Gosselin pleads guilty in sponsorship scandal

OTTAWA — Gilles-Andre Gosselin, a key player in the federal sponsorship scandal, pleaded guilty Friday to several fraud charges.

OTTAWA — Gilles-Andre Gosselin, a key player in the federal sponsorship scandal, pleaded guilty Friday to several fraud charges.

Gosselin was immediately sentenced by an Ottawa judge to two years, plus a day.

“I’m sorry and I apologize,” he told Judge Lise Maisonneuve, breaking into tears.

An executive with Ontario-based Gosselin Strategic Communications, Gosselin was charged last December with 19 counts of fraud for offences allegedly committed between 1997 and 2000.

His name surfaced in a 2004-2005 inquiry into the sponsorship scandal, which revealed the public-relations executive billed the government for 3,673 hours of work in 1997.

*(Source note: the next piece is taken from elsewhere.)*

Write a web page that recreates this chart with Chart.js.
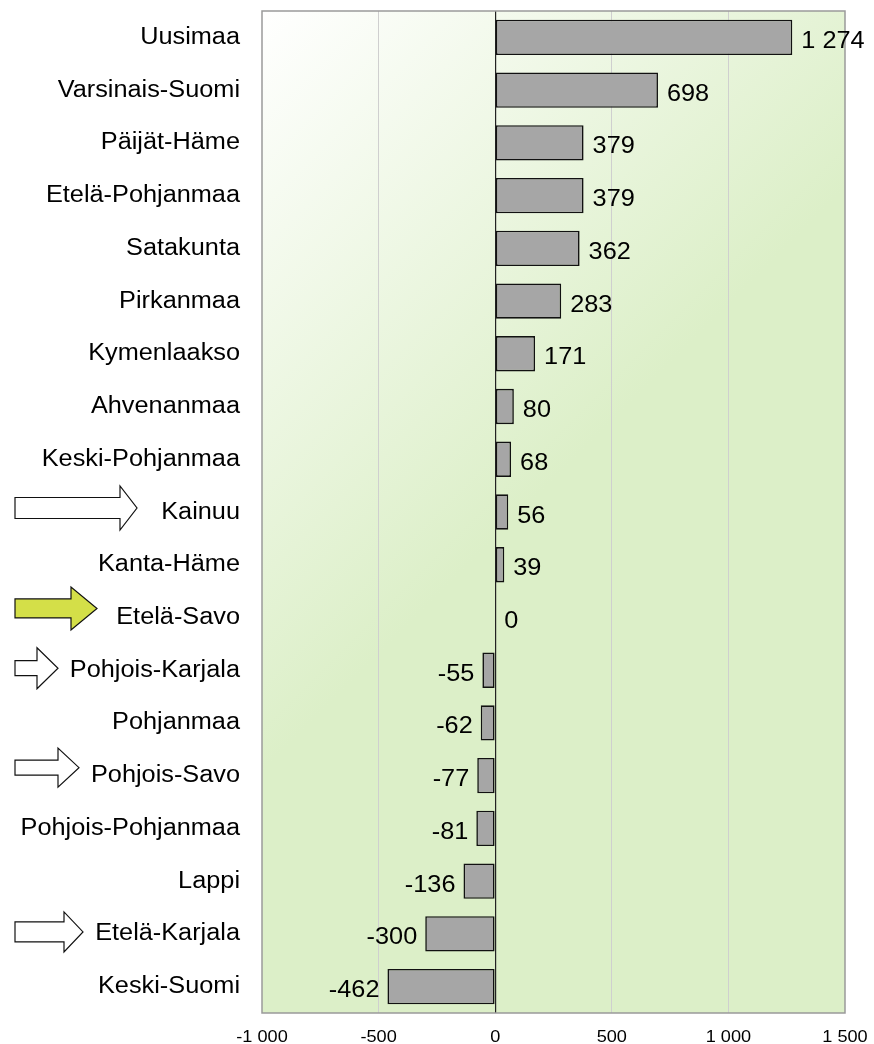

He told the inquiry, led by Justice John Gomery, that he had worked every minute of the hours he billed — and burned himself out in the process.

Friday’s hearing focused on 70 allegedly fake invoices sent to the officials running the notorious sponsorship program, intended to raise the federal government’s profile in Quebec.

The scandal undermined the Liberal government of the time, and paved the way for a Conservative government promising accountability and openness.

Gosselin declared bankruptcy in June last year.